China en la diana
La abierta hostilidad de Trump obliga a la Unión Europea a reforzarse y reformular sus relaciones comerciales con Pekín


El presidente de Estados Unidos, Donald Trump, dio este miércoles un giro brusco a su estrategia ultraproteccionista. La doble maniobra de elevar a un 145% los aranceles a China mientras suspendía durante 90 días los gravámenes al resto de los países —salvo un significativo 10% universal, ilegal a la luz de la normativa de la OMC— supone el reconocimiento del desastre descomunal al que conducía su irresponsable escalada arancelaria. Trump cedió tras las presiones de su equipo, de las grandes empresas, de las Bolsas y, sobre todo, del mercado de deuda. Y aun así no ha logrado disipar las incertidumbres: las Bolsas se recuperaron el miércoles, pero las estadounidenses volvieron a caer ayer con fuerza, y el dólar se desplomó un 2% adicional. El trumpismo fracasa, de momento, en su intento de devolver la confianza a los inversores, que siguen viendo un horizonte muy nublado con un fuerte impacto en la economía real. En la de EE UU, por supuesto. Pero también en el PIB mundial, por el potencial desestabilizador que tiene cualquier medida autárquica sobre una economía tan globalizada como la actual.
La victoria momentánea del sentido común no significa sin embargo la vuelta a la normalidad al comercio internacional, en el que se ha instalado ya la desconfianza hacia el que durante 80 años ha ejercido como arquitrabe del mercado libre. Es apenas una tregua que sirve, además, para identificar el principal objetivo de la ofensiva trumpista: China. Trump da al resto del mundo un respiro, pero eleva los aranceles a Pekín, que recoge el guante imponiendo tasas del 84% a los productos estadounidenses. La lucha por la hegemonía mundial es más evidente que nunca.

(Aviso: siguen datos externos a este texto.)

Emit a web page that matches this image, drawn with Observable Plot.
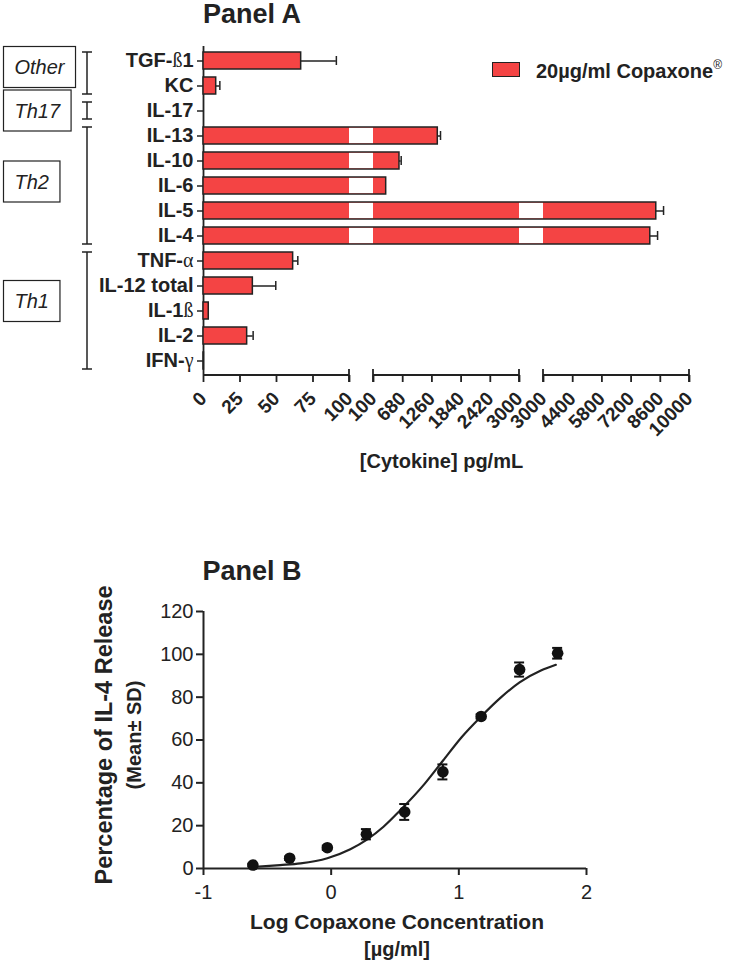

Ni el ataque desorbitado a la potencia asiática, ni la contención retórica de esta, ni la apelación de China al orden normativo representado por la OMC pueden ocultar el carácter autoritario de su sistema político ni su historial de dumping comercial. El exceso de capacidad industrial de China se añade como preocupación para Europa al desorden arancelario del trumpismo, pero el perfil de las alianzas europeas está empezando a cambiar a medida que la sacudida del orden internacional se hace patente. La ruptura unilateral del vínculo transatlántico y la hostilidad de Trump hacia la UE obliga a los Veintisiete a reformular sus relaciones comerciales con, por ejemplo, los países de Mercosur, México, Malasia o Vietnam. O con China.
En su pugna por recuperar el multilateralismo socavado por EE UU, la Unión debe conducirse de modo multilateral. También con Pekín. Tratando de normalizar sus relaciones comerciales y los flujos de inversión. En esa línea —apuntada por Ursula von der Leyen, desde que Trump demostró su voluntad de enfrentamiento— hay que interpretar el viaje a China de Pedro Sánchez. Esa visita da a España una formidable visibilidad en un momento clave, pero el presidente del Gobierno tiene la oportunidad de representar además los intereses de la UE, con unas prioridades que han sido pactadas con Bruselas. Tras años de cierto seguidismo con la política de Joe Biden hacia China, Europa, vista la actitud de su sucesor, debe desarrollar una propia. Ya no puede hacer suya una versión de la estadounidense.
Se trata de competir y colaborar sin ingenuidad y sin renunciar a la defensa de los valores democráticos, especialmente de los derechos humanos. Y, por supuesto, sin cambiar una dependencia estratégica por otra que puede ser tanto o más abrumadora. La reafirmación de la autonomía europea pasa por la apertura a nuevas relaciones pragmáticas para ampliar la red de tratados. La ofensiva arancelaria de Trump obliga a la UE a fortalecerse y reinventarse para evitar ser arrollada por un inestable universo bipolar mientras salvaguarda en lo posible otro multipolar sometido a reglas. Es decir, comercialmente civilizado.